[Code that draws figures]
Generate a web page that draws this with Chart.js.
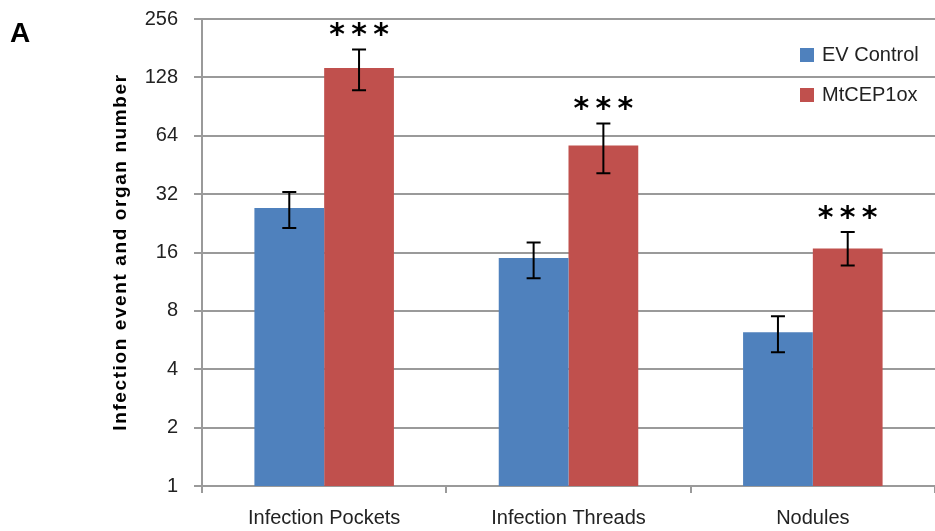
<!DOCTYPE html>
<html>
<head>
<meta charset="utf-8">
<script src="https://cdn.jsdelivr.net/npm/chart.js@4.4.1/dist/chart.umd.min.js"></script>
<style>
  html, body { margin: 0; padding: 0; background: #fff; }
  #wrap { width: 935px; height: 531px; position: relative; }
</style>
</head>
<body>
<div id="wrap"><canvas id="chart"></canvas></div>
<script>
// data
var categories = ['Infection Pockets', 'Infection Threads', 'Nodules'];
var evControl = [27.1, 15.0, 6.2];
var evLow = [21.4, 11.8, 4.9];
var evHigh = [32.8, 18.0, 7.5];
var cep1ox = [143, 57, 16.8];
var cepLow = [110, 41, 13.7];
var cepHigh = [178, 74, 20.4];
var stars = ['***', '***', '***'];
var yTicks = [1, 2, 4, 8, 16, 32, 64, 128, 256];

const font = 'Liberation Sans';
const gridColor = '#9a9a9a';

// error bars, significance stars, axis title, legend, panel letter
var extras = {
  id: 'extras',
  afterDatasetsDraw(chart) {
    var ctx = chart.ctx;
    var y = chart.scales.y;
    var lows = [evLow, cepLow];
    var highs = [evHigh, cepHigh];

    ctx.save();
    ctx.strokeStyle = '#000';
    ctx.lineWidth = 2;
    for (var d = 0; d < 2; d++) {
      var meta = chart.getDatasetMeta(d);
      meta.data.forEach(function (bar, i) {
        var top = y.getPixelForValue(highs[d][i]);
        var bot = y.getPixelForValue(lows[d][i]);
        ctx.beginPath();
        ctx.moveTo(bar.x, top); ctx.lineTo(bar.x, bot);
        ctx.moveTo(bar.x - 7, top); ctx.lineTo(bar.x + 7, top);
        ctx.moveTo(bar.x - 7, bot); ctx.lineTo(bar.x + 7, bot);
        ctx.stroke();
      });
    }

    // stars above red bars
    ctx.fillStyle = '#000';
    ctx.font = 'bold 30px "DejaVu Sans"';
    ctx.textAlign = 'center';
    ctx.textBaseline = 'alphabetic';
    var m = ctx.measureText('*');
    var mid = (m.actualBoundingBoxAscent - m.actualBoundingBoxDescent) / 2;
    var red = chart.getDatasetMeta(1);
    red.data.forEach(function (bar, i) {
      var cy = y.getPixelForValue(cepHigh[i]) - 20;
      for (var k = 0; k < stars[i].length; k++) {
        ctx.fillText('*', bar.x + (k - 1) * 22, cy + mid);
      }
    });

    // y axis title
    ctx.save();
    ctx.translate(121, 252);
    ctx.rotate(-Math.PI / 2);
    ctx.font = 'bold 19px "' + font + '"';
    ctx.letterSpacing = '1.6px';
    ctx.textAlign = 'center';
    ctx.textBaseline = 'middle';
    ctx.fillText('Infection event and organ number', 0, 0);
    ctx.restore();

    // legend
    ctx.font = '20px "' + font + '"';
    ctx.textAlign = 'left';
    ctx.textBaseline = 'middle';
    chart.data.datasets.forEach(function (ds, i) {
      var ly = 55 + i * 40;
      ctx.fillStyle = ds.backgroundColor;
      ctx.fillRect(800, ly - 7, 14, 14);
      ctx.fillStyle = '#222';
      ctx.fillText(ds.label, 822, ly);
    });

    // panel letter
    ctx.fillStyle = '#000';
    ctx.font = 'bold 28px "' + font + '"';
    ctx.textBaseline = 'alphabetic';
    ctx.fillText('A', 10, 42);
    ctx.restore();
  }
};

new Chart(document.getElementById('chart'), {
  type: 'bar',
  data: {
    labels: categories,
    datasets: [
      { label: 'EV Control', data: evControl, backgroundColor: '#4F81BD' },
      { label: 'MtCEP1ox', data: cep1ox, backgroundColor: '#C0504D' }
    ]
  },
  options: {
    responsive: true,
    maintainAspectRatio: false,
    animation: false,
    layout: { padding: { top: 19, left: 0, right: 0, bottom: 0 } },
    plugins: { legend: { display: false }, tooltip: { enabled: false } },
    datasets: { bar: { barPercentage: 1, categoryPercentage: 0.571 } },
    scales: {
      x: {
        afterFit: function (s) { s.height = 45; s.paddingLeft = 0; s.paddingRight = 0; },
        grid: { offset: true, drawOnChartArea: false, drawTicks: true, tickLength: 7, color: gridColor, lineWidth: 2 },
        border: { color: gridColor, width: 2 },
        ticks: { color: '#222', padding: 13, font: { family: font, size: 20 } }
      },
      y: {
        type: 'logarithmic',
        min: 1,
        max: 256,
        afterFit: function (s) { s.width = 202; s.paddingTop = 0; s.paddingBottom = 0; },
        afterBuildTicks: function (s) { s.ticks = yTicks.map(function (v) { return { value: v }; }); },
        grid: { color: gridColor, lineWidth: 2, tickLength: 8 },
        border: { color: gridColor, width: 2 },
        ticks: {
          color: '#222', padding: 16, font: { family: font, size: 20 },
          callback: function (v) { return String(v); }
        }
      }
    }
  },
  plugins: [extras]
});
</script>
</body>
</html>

...

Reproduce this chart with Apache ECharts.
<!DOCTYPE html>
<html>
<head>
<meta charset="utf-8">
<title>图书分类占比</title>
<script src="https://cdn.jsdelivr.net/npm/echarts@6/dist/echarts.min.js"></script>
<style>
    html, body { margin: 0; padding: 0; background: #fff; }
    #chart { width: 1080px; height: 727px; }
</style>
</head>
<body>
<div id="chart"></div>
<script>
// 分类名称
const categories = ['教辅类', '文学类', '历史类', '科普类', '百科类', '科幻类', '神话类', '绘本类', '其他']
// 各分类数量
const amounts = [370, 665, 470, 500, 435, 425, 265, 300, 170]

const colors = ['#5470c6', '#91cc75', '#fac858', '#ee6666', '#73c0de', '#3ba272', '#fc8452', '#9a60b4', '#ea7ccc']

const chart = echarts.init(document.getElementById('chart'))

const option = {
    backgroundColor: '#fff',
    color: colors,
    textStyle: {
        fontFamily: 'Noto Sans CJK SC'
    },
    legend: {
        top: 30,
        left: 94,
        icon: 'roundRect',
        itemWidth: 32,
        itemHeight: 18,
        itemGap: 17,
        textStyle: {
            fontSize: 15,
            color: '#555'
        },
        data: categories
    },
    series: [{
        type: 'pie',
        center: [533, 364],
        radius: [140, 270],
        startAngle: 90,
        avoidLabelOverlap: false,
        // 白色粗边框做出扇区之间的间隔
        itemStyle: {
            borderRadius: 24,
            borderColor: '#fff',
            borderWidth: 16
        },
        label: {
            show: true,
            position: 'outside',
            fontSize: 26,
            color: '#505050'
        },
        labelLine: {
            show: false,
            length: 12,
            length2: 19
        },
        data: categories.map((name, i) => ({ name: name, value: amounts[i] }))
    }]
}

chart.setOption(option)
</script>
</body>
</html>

:: THE PROBLEM ::
Except for the pictures, write out exactly the lines from the line that contains "Generate a web" through the line that contains "var highs = [evHigh, cepHigh];", including both.

:: FINAL ANSWER ::
Generate a web page that draws this with Chart.js.
<!DOCTYPE html>
<html>
<head>
<meta charset="utf-8">
<script src="https://cdn.jsdelivr.net/npm/chart.js@4.4.1/dist/chart.umd.min.js"></script>
<style>
  html, body { margin: 0; padding: 0; background: #fff; }
  #wrap { width: 935px; height: 531px; position: relative; }
</style>
</head>
<body>
<div id="wrap"><canvas id="chart"></canvas></div>
<script>
// data
var categories = ['Infection Pockets', 'Infection Threads', 'Nodules'];
var evControl = [27.1, 15.0, 6.2];
var evLow = [21.4, 11.8, 4.9];
var evHigh = [32.8, 18.0, 7.5];
var cep1ox = [143, 57, 16.8];
var cepLow = [110, 41, 13.7];
var cepHigh = [178, 74, 20.4];
var stars = ['***', '***', '***'];
var yTicks = [1, 2, 4, 8, 16, 32, 64, 128, 256];

const font = 'Liberation Sans';
const gridColor = '#9a9a9a';

// error bars, significance stars, axis title, legend, panel letter
var extras = {
  id: 'extras',
  afterDatasetsDraw(chart) {
    var ctx = chart.ctx;
    var y = chart.scales.y;
    var lows = [evLow, cepLow];
    var highs = [evHigh, cepHigh];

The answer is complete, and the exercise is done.